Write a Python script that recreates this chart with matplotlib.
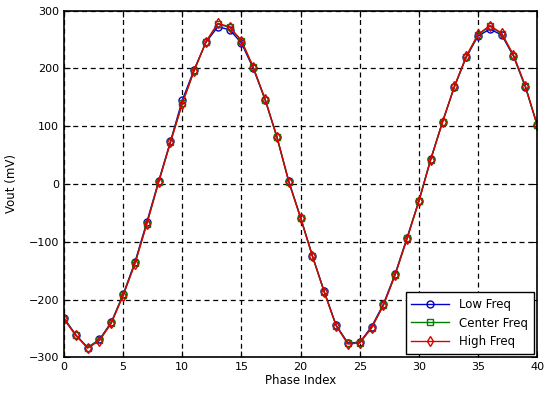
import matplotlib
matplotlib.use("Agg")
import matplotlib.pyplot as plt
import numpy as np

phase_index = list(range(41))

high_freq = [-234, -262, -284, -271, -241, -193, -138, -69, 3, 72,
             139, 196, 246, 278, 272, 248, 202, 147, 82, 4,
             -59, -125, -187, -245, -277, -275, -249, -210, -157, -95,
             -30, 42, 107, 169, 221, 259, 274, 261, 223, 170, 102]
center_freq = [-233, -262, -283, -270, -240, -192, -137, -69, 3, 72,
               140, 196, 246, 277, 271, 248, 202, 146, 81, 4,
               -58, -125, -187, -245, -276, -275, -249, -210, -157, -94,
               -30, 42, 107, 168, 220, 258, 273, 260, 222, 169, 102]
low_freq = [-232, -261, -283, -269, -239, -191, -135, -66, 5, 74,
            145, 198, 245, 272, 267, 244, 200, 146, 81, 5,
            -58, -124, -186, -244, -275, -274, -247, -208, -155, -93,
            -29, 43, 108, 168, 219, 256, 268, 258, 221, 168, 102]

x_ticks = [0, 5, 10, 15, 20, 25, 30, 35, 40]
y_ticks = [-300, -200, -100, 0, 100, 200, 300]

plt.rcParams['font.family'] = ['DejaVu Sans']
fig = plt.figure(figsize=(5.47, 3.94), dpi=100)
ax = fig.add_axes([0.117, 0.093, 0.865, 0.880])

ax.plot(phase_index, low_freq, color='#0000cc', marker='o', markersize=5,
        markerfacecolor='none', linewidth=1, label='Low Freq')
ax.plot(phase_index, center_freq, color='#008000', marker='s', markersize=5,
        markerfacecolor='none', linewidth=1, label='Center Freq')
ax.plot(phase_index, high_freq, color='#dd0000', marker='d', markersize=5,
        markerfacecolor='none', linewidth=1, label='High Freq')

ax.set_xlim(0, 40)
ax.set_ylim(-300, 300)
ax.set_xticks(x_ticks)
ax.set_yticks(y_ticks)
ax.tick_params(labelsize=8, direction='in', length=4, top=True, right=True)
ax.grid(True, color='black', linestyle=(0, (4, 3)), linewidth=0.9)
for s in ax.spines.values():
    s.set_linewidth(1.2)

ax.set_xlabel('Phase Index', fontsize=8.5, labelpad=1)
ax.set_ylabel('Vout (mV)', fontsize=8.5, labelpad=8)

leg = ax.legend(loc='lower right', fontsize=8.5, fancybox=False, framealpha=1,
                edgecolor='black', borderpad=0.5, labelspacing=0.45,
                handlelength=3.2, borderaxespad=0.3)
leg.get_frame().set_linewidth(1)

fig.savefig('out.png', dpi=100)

***

Description of the task:
Reproduce every line of the material precisely, omitting its pictures.

Solution to this problem:
Write a Python script that recreates this chart with matplotlib.
import matplotlib
matplotlib.use("Agg")
import matplotlib.pyplot as plt
import numpy as np

phase_index = list(range(41))

high_freq = [-234, -262, -284, -271, -241, -193, -138, -69, 3, 72,
             139, 196, 246, 278, 272, 248, 202, 147, 82, 4,
             -59, -125, -187, -245, -277, -275, -249, -210, -157, -95,
             -30, 42, 107, 169, 221, 259, 274, 261, 223, 170, 102]
center_freq = [-233, -262, -283, -270, -240, -192, -137, -69, 3, 72,
               140, 196, 246, 277, 271, 248, 202, 146, 81, 4,
               -58, -125, -187, -245, -276, -275, -249, -210, -157, -94,
               -30, 42, 107, 168, 220, 258, 273, 260, 222, 169, 102]
low_freq = [-232, -261, -283, -269, -239, -191, -135, -66, 5, 74,
            145, 198, 245, 272, 267, 244, 200, 146, 81, 5,
            -58, -124, -186, -244, -275, -274, -247, -208, -155, -93,
            -29, 43, 108, 168, 219, 256, 268, 258, 221, 168, 102]

x_ticks = [0, 5, 10, 15, 20, 25, 30, 35, 40]
y_ticks = [-300, -200, -100, 0, 100, 200, 300]

plt.rcParams['font.family'] = ['DejaVu Sans']
fig = plt.figure(figsize=(5.47, 3.94), dpi=100)
ax = fig.add_axes([0.117, 0.093, 0.865, 0.880])

ax.plot(phase_index, low_freq, color='#0000cc', marker='o', markersize=5,
        markerfacecolor='none', linewidth=1, label='Low Freq')
ax.plot(phase_index, center_freq, color='#008000', marker='s', markersize=5,
        markerfacecolor='none', linewidth=1, label='Center Freq')
ax.plot(phase_index, high_freq, color='#dd0000', marker='d', markersize=5,
        markerfacecolor='none', linewidth=1, label='High Freq')

ax.set_xlim(0, 40)
ax.set_ylim(-300, 300)
ax.set_xticks(x_ticks)
ax.set_yticks(y_ticks)
ax.tick_params(labelsize=8, direction='in', length=4, top=True, right=True)
ax.grid(True, color='black', linestyle=(0, (4, 3)), linewidth=0.9)
for s in ax.spines.values():
    s.set_linewidth(1.2)

ax.set_xlabel('Phase Index', fontsize=8.5, labelpad=1)
ax.set_ylabel('Vout (mV)', fontsize=8.5, labelpad=8)

leg = ax.legend(loc='lower right', fontsize=8.5, fancybox=False, framealpha=1,
                edgecolor='black', borderpad=0.5, labelspacing=0.45,
                handlelength=3.2, borderaxespad=0.3)
leg.get_frame().set_linewidth(1)

fig.savefig('out.png', dpi=100)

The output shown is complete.